You haven’t known fear until you’ve ridden with a 15-year-old driver! Even if you have a good driver, it’s still scary, and teaching them can be even scarier!

Things have changed so much from when I got my permit and learned to drive. I remember getting my permit, when I was 15, taking driver’s ed, then getting my license when I was 16.

Now, in North Carolina, my son took driver’s ed at fourteen and a half and got his permit at fifteen. They are required to drive sixty hours before you can get your license at sixteen. Luckily, there is an app he uses to keep track of all his driving time.

It seems much more complicated than it used to be!

Now when I see a student driver car, I know there’s a kid in there that has never driven. Those instructors are brave!

Teaching a teen to drive can be one of the most stressful times of parenting.

teen boy in blue sweatshirt getting groceries out of white mini van
Meet my chauffeur that drives me to the supermarket now.

Tips on how to teach your teenager to drive.

Start slow

Start slow in an empty parking lot. You can go to an empty mall, school or company lot. The driving is slow, and your new driver can practice turning, stopping, parking and backing up without being intimated or nervous that anyone is watching.

This is a great time to practice using your car’s safety technology, like the backup camera or lane departure alarms. Many people don’t enable these features, so this is a good time for your new driver to learn how to use them properly. They don’t help if they aren’t being used, not turned on, or used incorrectly.

We spent hours in empty parking lots before going out onto real roads to make sure my son felt comfortable with accelerating, braking and turning.

Let them fiddle with everything.

My son wanted to honk the horn, wash the windows with the washer fluid, roll the windows up and down, play with the sunroof and turn the radio up loud. It irritated me at first but then realized he just needed to get it out of his system. I just let him do it so he could move on from it. It didn’t take long and now that stuff isn’t exciting anymore.

teen getting in student driver car with instructor
I had to sneak, but I got a picture of my son at driver’s ed! 🙂

Take new drivers to a variety of places.

I found that my son felt more comfortable on city roads than country roads. The roads were wider, and lights were easier to navigate than stop signs, yields and pulling out into traffic.

Don’t forget to have them drive to places like ATMs, fast food drive-thrus and gas stations, all things they’ll have to do on their own.

There is no hurry, progressively drive in more challenging places when they’re ready. There is no reason to go on the interstate in rush hour with only a few hours of practice!

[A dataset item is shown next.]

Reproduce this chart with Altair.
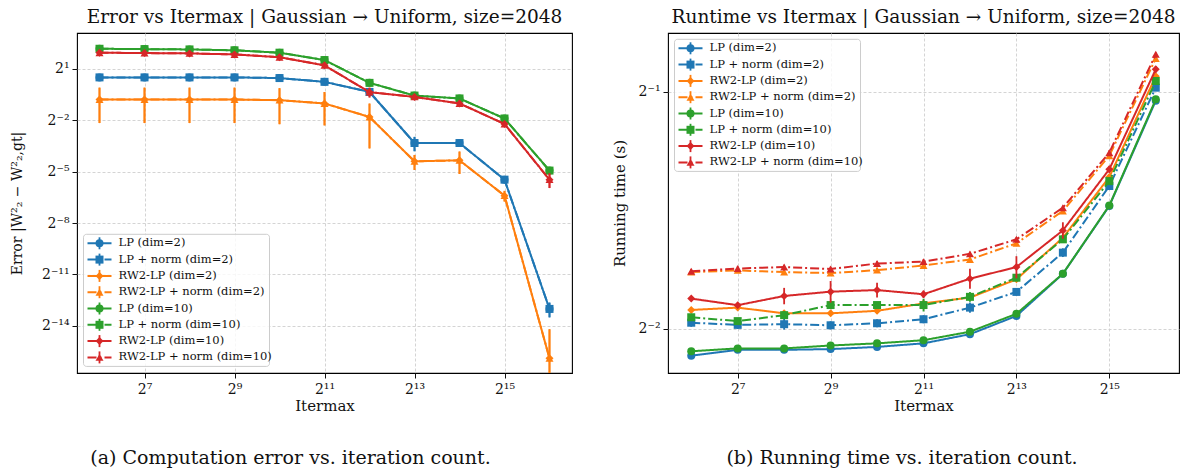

teen boy in drivers seat of van

Make sure to insure your new driver.

My husband and I’ve had Erie Insurance for our home and auto for years now and it’s something you need to think about when you have a new driver in your house. Auto insurance from Erie is available in 12 states, plus D.C. and has more than 6 million policies.

Erie Insurance conducted a national survey to encourage people to use the safety features their cars may have. Luckily, cars are safer than ever before because of all the new safety technology, but many people turn those features off.

I remember when no one ever wore seat belts and how weird it felt to sit in a car with one on. Now, we don’t even think about putting on a seatbelt. It’s the same with your cars’ safety features. It will become second nature the more you use them. It will save lives and reduce crashes.